--- DATA LINES ---

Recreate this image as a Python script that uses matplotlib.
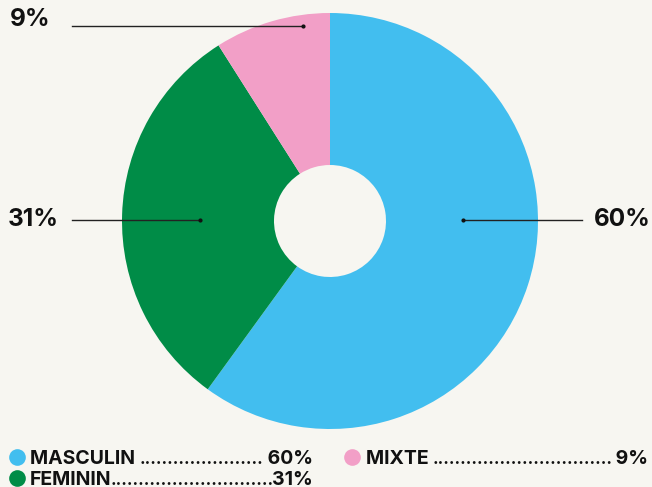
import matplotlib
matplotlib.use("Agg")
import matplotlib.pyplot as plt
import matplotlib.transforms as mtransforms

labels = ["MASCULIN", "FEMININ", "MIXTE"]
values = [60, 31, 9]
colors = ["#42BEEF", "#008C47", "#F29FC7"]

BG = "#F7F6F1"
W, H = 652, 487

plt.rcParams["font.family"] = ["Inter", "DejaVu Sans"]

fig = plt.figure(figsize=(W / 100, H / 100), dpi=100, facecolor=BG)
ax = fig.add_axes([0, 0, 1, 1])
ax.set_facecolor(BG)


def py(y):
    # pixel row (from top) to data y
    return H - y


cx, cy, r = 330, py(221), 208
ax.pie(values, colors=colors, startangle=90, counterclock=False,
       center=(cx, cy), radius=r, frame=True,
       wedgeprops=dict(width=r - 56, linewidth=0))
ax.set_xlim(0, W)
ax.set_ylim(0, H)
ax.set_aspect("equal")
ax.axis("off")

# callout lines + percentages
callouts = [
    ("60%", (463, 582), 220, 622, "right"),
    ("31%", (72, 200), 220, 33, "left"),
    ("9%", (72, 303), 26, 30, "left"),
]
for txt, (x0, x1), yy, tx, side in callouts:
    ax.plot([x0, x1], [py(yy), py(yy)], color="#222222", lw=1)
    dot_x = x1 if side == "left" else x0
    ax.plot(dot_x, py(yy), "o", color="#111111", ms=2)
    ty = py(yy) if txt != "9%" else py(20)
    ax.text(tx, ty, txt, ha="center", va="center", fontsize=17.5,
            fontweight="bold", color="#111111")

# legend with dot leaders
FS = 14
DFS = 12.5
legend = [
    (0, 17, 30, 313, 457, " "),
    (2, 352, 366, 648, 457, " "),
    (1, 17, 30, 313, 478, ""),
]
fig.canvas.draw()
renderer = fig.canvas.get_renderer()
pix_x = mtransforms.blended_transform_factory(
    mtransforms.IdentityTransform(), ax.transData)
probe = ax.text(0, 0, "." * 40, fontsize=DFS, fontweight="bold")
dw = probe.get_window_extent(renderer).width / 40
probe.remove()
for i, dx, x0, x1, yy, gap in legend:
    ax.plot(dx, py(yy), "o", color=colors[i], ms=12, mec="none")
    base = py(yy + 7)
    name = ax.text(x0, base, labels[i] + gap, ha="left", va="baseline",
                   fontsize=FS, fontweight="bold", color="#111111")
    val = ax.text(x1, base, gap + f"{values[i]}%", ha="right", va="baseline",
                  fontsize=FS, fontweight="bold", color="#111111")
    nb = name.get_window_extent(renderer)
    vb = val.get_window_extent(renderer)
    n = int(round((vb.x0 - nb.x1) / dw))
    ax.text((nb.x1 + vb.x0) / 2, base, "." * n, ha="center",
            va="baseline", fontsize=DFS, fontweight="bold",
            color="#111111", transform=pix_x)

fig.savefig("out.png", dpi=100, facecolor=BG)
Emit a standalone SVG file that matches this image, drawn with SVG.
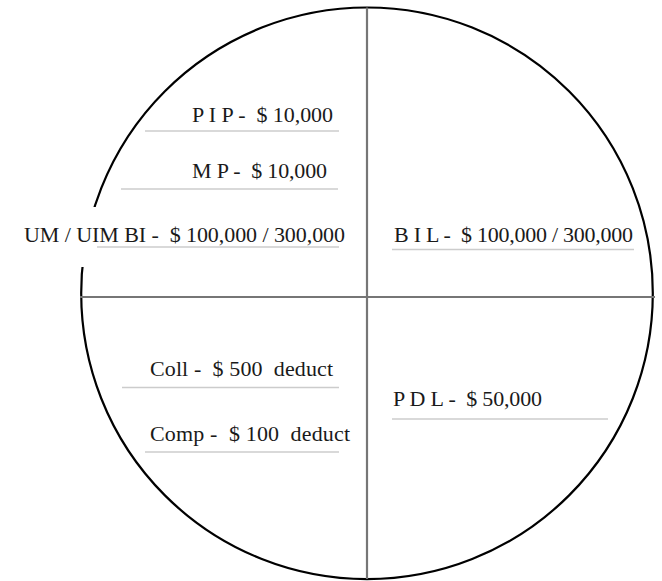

---

WHAT TO WORK ON
Are you able to set down all the lines above exactly, without any pictures?

EXERCISE OUTPUT
Recreate this image as a Python script that uses matplotlib.
import matplotlib
matplotlib.use("Agg")
import matplotlib.pyplot as plt
import matplotlib.transforms as mtransforms

labels = ["MASCULIN", "FEMININ", "MIXTE"]
values = [60, 31, 9]
colors = ["#42BEEF", "#008C47", "#F29FC7"]

BG = "#F7F6F1"
W, H = 652, 487

plt.rcParams["font.family"] = ["Inter", "DejaVu Sans"]

fig = plt.figure(figsize=(W / 100, H / 100), dpi=100, facecolor=BG)
ax = fig.add_axes([0, 0, 1, 1])
ax.set_facecolor(BG)


def py(y):
    # pixel row (from top) to data y
    return H - y


cx, cy, r = 330, py(221), 208
ax.pie(values, colors=colors, startangle=90, counterclock=False,
       center=(cx, cy), radius=r, frame=True,
       wedgeprops=dict(width=r - 56, linewidth=0))
ax.set_xlim(0, W)
ax.set_ylim(0, H)
ax.set_aspect("equal")
ax.axis("off")

# callout lines + percentages
callouts = [
    ("60%", (463, 582), 220, 622, "right"),
    ("31%", (72, 200), 220, 33, "left"),
    ("9%", (72, 303), 26, 30, "left"),
]
for txt, (x0, x1), yy, tx, side in callouts:
    ax.plot([x0, x1], [py(yy), py(yy)], color="#222222", lw=1)
    dot_x = x1 if side == "left" else x0
    ax.plot(dot_x, py(yy), "o", color="#111111", ms=2)
    ty = py(yy) if txt != "9%" else py(20)
    ax.text(tx, ty, txt, ha="center", va="center", fontsize=17.5,
            fontweight="bold", color="#111111")

# legend with dot leaders
FS = 14
DFS = 12.5
legend = [
    (0, 17, 30, 313, 457, " "),
    (2, 352, 366, 648, 457, " "),
    (1, 17, 30, 313, 478, ""),
]
fig.canvas.draw()
renderer = fig.canvas.get_renderer()
pix_x = mtransforms.blended_transform_factory(
    mtransforms.IdentityTransform(), ax.transData)
probe = ax.text(0, 0, "." * 40, fontsize=DFS, fontweight="bold")
dw = probe.get_window_extent(renderer).width / 40
probe.remove()
for i, dx, x0, x1, yy, gap in legend:
    ax.plot(dx, py(yy), "o", color=colors[i], ms=12, mec="none")
    base = py(yy + 7)
    name = ax.text(x0, base, labels[i] + gap, ha="left", va="baseline",
                   fontsize=FS, fontweight="bold", color="#111111")
    val = ax.text(x1, base, gap + f"{values[i]}%", ha="right", va="baseline",
                  fontsize=FS, fontweight="bold", color="#111111")
    nb = name.get_window_extent(renderer)
    vb = val.get_window_extent(renderer)
    n = int(round((vb.x0 - nb.x1) / dw))
    ax.text((nb.x1 + vb.x0) / 2, base, "." * n, ha="center",
            va="baseline", fontsize=DFS, fontweight="bold",
            color="#111111", transform=pix_x)

fig.savefig("out.png", dpi=100, facecolor=BG)
Emit a standalone SVG file that matches this image, drawn with SVG.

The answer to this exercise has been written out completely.